In order to join forces for attendance, Bonwit said she helped spread the word both on neighborhood runs and through Facebook. The name the women runners attending the march gave themselves was “Running for our Life.”
“We have gone through a lot together over the years,” Bonwit said. “Because we are a group of active women — physically and in our community — I think we also didn’t want to sit back and not do anything about it.”
Bonwit brought her 2- and 5-year-old to the march with her and said many other moms were getting their kids involved in march preparations.
“I think most of [the kids] are pretty aware of what’s happening and definitely we included them in a lot of the organizing,” she said. “Making signs was a fun way to have them be aware.”
While the women’s marches nationwide have drawn both praise and criticism, Bonwit hopes that if anything, people understand that she and others were doing nothing more than exercising their rights as citizens to stand up for ideals they believe in.
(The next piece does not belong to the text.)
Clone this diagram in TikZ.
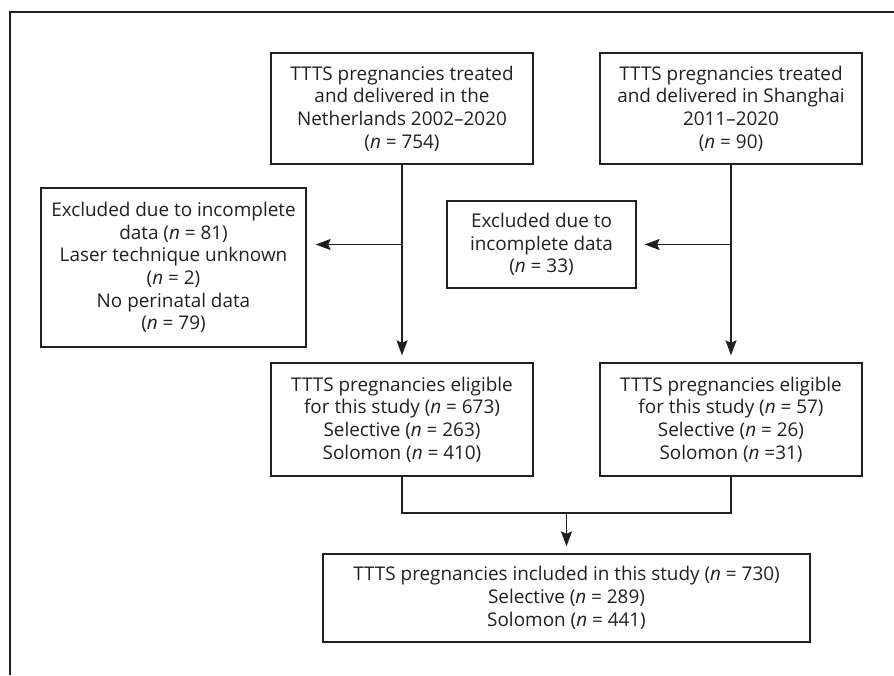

“[This] is exactly what our country is about,” she said. “Activism and speaking your mind is what we were founded on. They [right wingers] had their eight years to protest on whatever Obama had done and said, and they had a right to do that. And, we have a right to do this as well. Especially doing it in an organized way, I think is safer and I don’t think any of us are trying to shove it down anybody’s throat.”
In regards to where local women can go from here, Bonwit suggests that women call their congressional representatives and local politicians and get involved in local causes.
“[We want to make sure] we’re much more aware on a local level of what’s happening,” she said. “This is something that we’re committing to.”